This morning, first semester students were out at Ken McDonald for Skills Development. This is something we do periodically throughout the semester to practice the skills that we have learned in either Golf Fundamentals or Mechanics of the Short Game. For 27 guys of varying skill levels, it can get a little out of hand at times.
First, we worked on chipping with PGA Instructor Warren Pitman. Warren showed us traditional chipping before teaching us the toe-down method discussed in class and highlighted by the recent Golf Channel Academy segment with Jim Furyk. It’s a strange feeling to hit a chip shot like you’re hitting a putt. The grip is the same, and the stroke is the same. But the ball comes off the face with very little spin.

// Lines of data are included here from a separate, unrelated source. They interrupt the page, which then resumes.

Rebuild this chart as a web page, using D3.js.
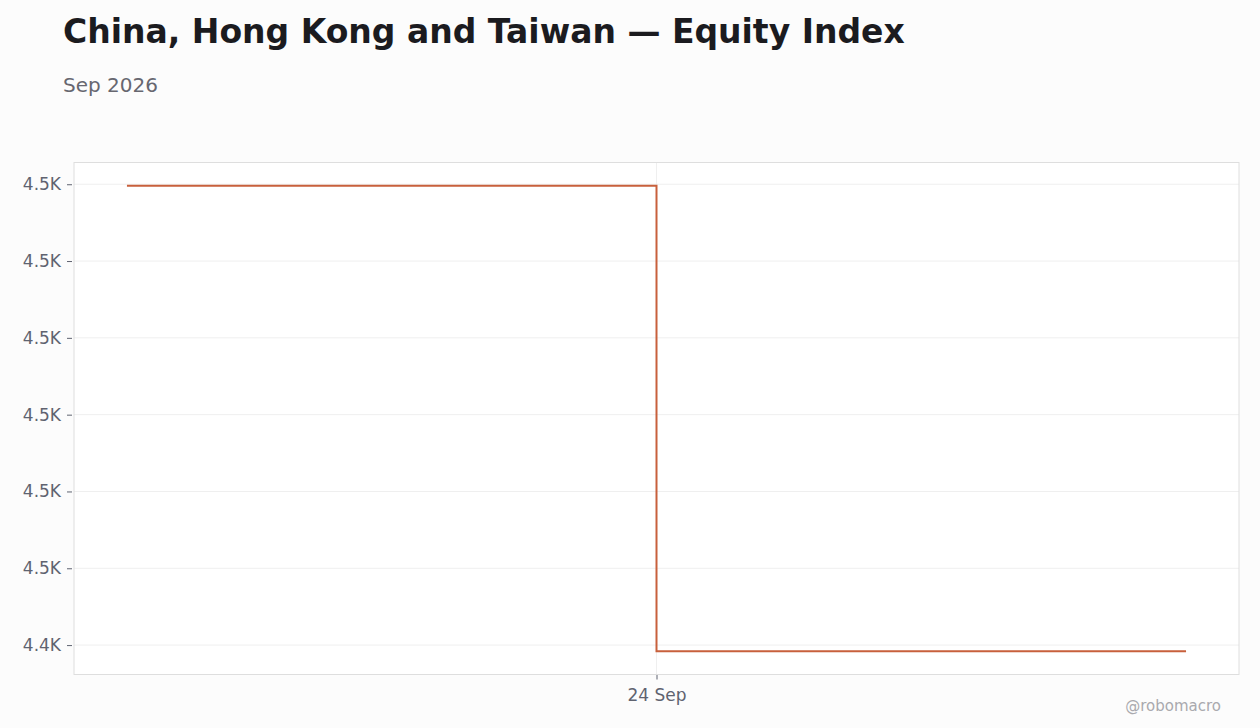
<!DOCTYPE html>
<html>
<head>
<meta charset="utf-8">
<script src="https://cdn.jsdelivr.net/npm/d3@7"></script>
<style>
  body { margin: 0; background: #fcfcfc; font-family: "DejaVu Sans", sans-serif; }
</style>
</head>
<body>
<svg width="1260" height="728"></svg>
<script>
const dates = ['2026-09-23', '2026-09-24', '2026-09-25'];
const values = [4499.8, 4439.2, 4439.2];
const xTickDates = ['2026-09-24'];

const parse = d3.timeParse('%Y-%m-%d');
const data = dates.map((d, i) => ({ date: parse(d), value: values[i] }));

const svg = d3.select('svg');
const width = +svg.attr('width');
const height = +svg.attr('height');

const margin = { top: 162.5, right: 21, bottom: 53.5, left: 74 };
const innerW = width - margin.left - margin.right;
const innerH = height - margin.top - margin.bottom;

svg.append('text')
    .attr('x', 63).attr('y', 43)
    .attr('font-size', 33).attr('font-weight', 'bold')
    .attr('fill', '#1b1b1f')
    .text('China, Hong Kong and Taiwan — Equity Index');

svg.append('text')
    .attr('x', 63).attr('y', 92)
    .attr('font-size', 20)
    .attr('fill', '#676770')
    .text('Sep 2026');

svg.append('text')
    .attr('x', 1221).attr('y', 711)
    .attr('text-anchor', 'end')
    .attr('font-size', 15)
    .attr('fill', '#a9a9ae')
    .text('@robomacro');

const g = svg.append('g')
    .attr('transform', `translate(${margin.left}, ${margin.top})`);

g.append('rect')
    .attr('width', innerW).attr('height', innerH)
    .attr('fill', '#ffffff');

// x domain with 5% padding
const xExt = d3.extent(data, d => d.date);
const xPad = (xExt[1] - xExt[0]) * 0.05;
const x = d3.scaleTime()
    .domain([new Date(+xExt[0] - xPad), new Date(+xExt[1] + xPad)])
    .range([0, innerW]);

const yExt = d3.extent(data, d => d.value);
const yPad = (yExt[1] - yExt[0]) * 0.05;
const y = d3.scaleLinear()
    .domain([yExt[0] - yPad, yExt[1] + yPad])
    .range([innerH, 0]);

const yTicks = y.ticks(6);
const fmt = v => d3.format('.2s')(v).replace('k', 'K');
const xTicks = xTickDates.map(parse);

// grid
g.append('g').selectAll('line')
    .data(yTicks)
    .join('line')
        .attr('x1', 0).attr('x2', innerW)
        .attr('y1', d => y(d)).attr('y2', d => y(d))
        .attr('stroke', '#efefef');

g.append('g').selectAll('line')
    .data(xTicks)
    .join('line')
        .attr('x1', d => x(d)).attr('x2', d => x(d))
        .attr('y1', 0).attr('y2', innerH)
        .attr('stroke', '#efefef');

// axes
const yAxis = g.append('g')
    .attr('transform', 'translate(-2,0)')
    .call(d3.axisLeft(y).tickValues(yTicks).tickFormat(fmt).tickSize(5).tickPadding(6));
yAxis.select('.domain').remove();
yAxis.selectAll('line').attr('stroke', '#5f6370');
yAxis.selectAll('text')
    .attr('font-family', 'DejaVu Sans')
    .attr('font-size', 17)
    .attr('fill', '#5f6370');

const xAxis = g.append('g')
    .attr('transform', `translate(0, ${innerH})`)
    .call(d3.axisBottom(x).tickValues(xTicks).tickFormat(d3.timeFormat('%-d %b')).tickSize(5).tickPadding(9));
xAxis.select('.domain').remove();
xAxis.selectAll('line').attr('stroke', '#5f6370');
xAxis.selectAll('text')
    .attr('font-family', 'DejaVu Sans')
    .attr('font-size', 17)
    .attr('fill', '#5f6370');

g.append('rect')
    .attr('width', innerW).attr('height', innerH)
    .attr('fill', 'none')
    .attr('stroke', '#dedede');

const line = d3.line()
    .x(d => x(d.date))
    .y(d => y(d.value))
    .curve(d3.curveStepAfter);

g.append('path')
    .datum(data)
    .attr('d', line)
    .attr('fill', 'none')
    .attr('stroke', '#c8603c')
    .attr('stroke-width', 2);
</script>
</body>
</html>
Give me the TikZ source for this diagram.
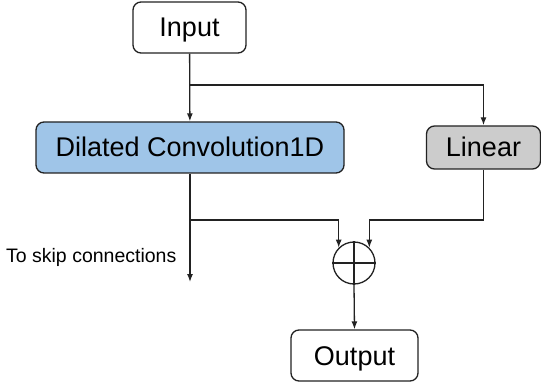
\documentclass[tikz,border=0pt]{standalone}
\usepackage{fontspec}
\setmainfont{Liberation Sans}
\usetikzlibrary{positioning,arrows.meta}
\definecolor{convblue}{HTML}{9FC5E8}
\definecolor{lingray}{HTML}{CCCCCC}
\definecolor{linecol}{HTML}{222222}
\begin{document}
\begin{tikzpicture}[x=1pt,y=-1pt,
  line width=1.3pt,draw=linecol,
  every node/.style={inner sep=0pt,font=\fontsize{27}{31}\selectfont},
  blk/.style={draw=linecol,rounded corners=8pt,minimum height=51pt,text height=19pt,text depth=0pt},
  sumnode/.style={draw=linecol,circle,minimum size=42pt},
  >={Latex[length=8pt,width=6pt]}
]
\useasboundingbox (0,0) rectangle (541,385);
\node[blk,minimum width=113pt] (inp) at (189.5,27.5) {Input};
\node[blk,fill=convblue,minimum width=308pt] (dil) at (190,147.5) {Dilated Convolution1D};
\node[blk,fill=lingray,minimum width=114pt,minimum height=43pt] (lin) at (483.5,147.5) {Linear};
\node[sumnode] (sum) at (354,263) {};
\node[blk,minimum width=127pt] (out) at (354.5,355.5) {Output};
\node[anchor=base east,font=\fontsize{19.5}{22}\selectfont] (skiptxt) at (177,262) {To skip connections};
\coordinate (br) at (190,85);
\coordinate (j1) at (190,220);
\coordinate (j2) at (483.5,220);
\coordinate (skip) at (190,282);
\draw[->] (inp) -- (dil);
\draw[->] (br) -| (lin.north);
\draw[->] (dil.south) -- (skip);
\draw[->] (j1) -| (sum.north west);
\draw (lin.south) -- (j2);
\draw[->] (j2) -| (sum.north east);
\draw (sum.north) -- (sum.south);
\draw (sum.west) -- (sum.east);
\draw[->] (sum.south) -- (out.north);
\end{tikzpicture}
\end{document}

I think this will be an effective shot under pressure, because with a little more practice, it’ll be almost impossible to hit fat or thin.
After that, we joined PGA Instructor Jay Friedman out on the driving range for a review and visual demonstration of the eight backswing principles on the eve of tomorrow’s midterm exam. It was a great review, and it was helpful to see the principles out on the range and how they affected distance, direction, or both. Here again, are the eight backswing principles (and what they influence):
* Swing Center (distance/direction)
* Dynamic Balance (distance/direction)
* Swing Plane (direction)
* Width of Arc (distance)
* Length of Arc (distance)
* Position (direction)
* Lever System (distance)
* Connection (distance/direction)
Playing Ability Test
Each semester, the Golf Academy gives students the opportunity to take a Playing Ability Test (PAT) like the one required to become a PGA Class A Professional. This semester, the target score was 153, and the test was played over two days at Oakwood Golf Club in Sun Lakes. Round one was played last Monday in the pouring rain. I shot a five over par 77, but was very pleased because of the weather. It was cold and wet – easily the worst conditions I have ever played in. If you pass the test in any of your four semesters either through the Academy or through the PGA of America, you get a Player’s Credential Ribbon at graduation. I needed a 76 or better today to pass the test this semester, but I shot a disappointing 78. The good news is that I figured out a way to hit my driver under pressure. The bad news is that by the time I did, it was too little, too late. I’ll give it another try next semester.